The White House’s Spectrum Strategy aims to free up more wireless capabilities

By Jacqueline Feldsher

The Biden administration released a National Spectrum Strategy on Monday to ensure that both federal operators and private companies can have adequate access to the finite resource.

“Innovations ranging from 5G networks, to precision agriculture, to unmanned aerial vehicles, to Moon missions take large amounts of spectrum to operate,” according to a fact sheet from the White House. “Meeting the demands of innovation requires America’s spectrum policy to adapt and improve.”

The strategy

The 23-page document is broken into four pillars:

    Ensuring American leadership in spectrum tech, including studying 2,786 megahertz of spectrum that could potentially be repurposed.

    Developing a transparent plan for allocating spectrum with input from a wide variety of sources, including the private sector, as well as routinely updating the national strategy.

    Boosting spectrum R&D, including establishing “sandboxes” specifically intended for spectrum research, developing a national spectrum R&D plan, and encouraging private research.

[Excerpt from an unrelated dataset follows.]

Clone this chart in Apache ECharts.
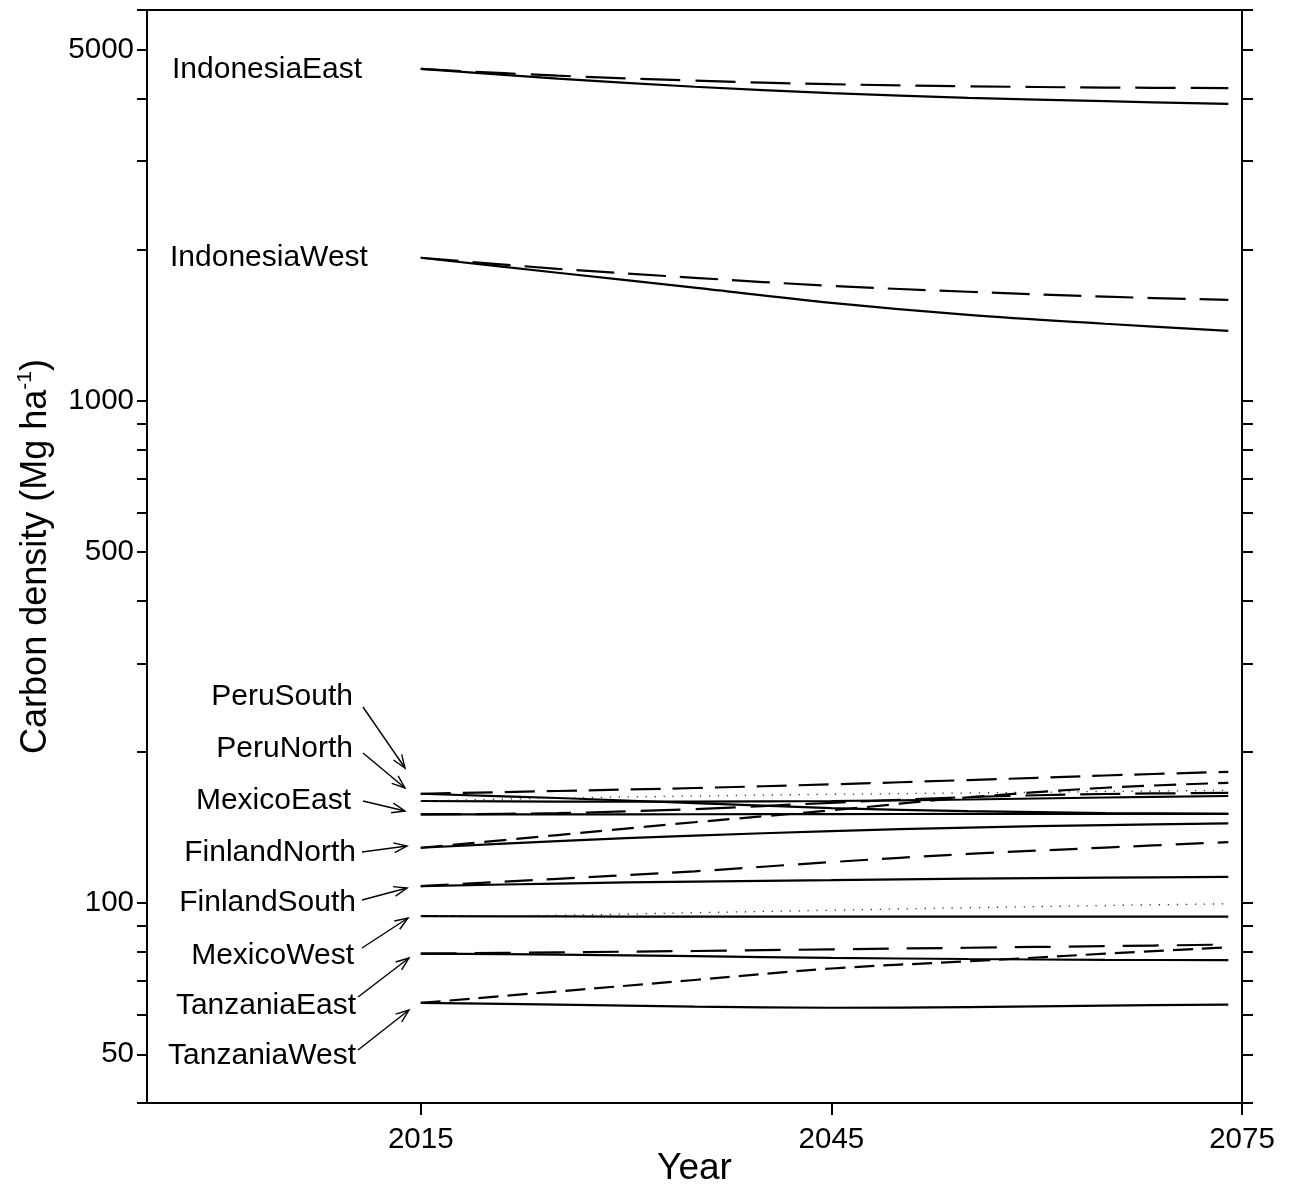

    Growing and supporting a spectrum workforce, including drafting a National Spectrum Workforce plan and educating policymakers about the importance of having talent to pull from in this sector.

The memo

President Joe Biden also released a presidential memorandum on spectrum alongside the strategy. The memo established an Interagency Spectrum Advisory Council, which will advise the National Telecommunications and Information Administration on spectrum issues. NTIA will publish a charter for the council within 90 days. 

 

“My administration’s goal is to accelerate United States leadership in wireless communications and other spectrum-based technologies and to unlock innovations that benefit the American people, while ensuring necessary access to spectrum for agencies and private-sector users, such as for scientific, public safety, critical infrastructure, and national security uses, now and into the future,” Biden wrote in the memo.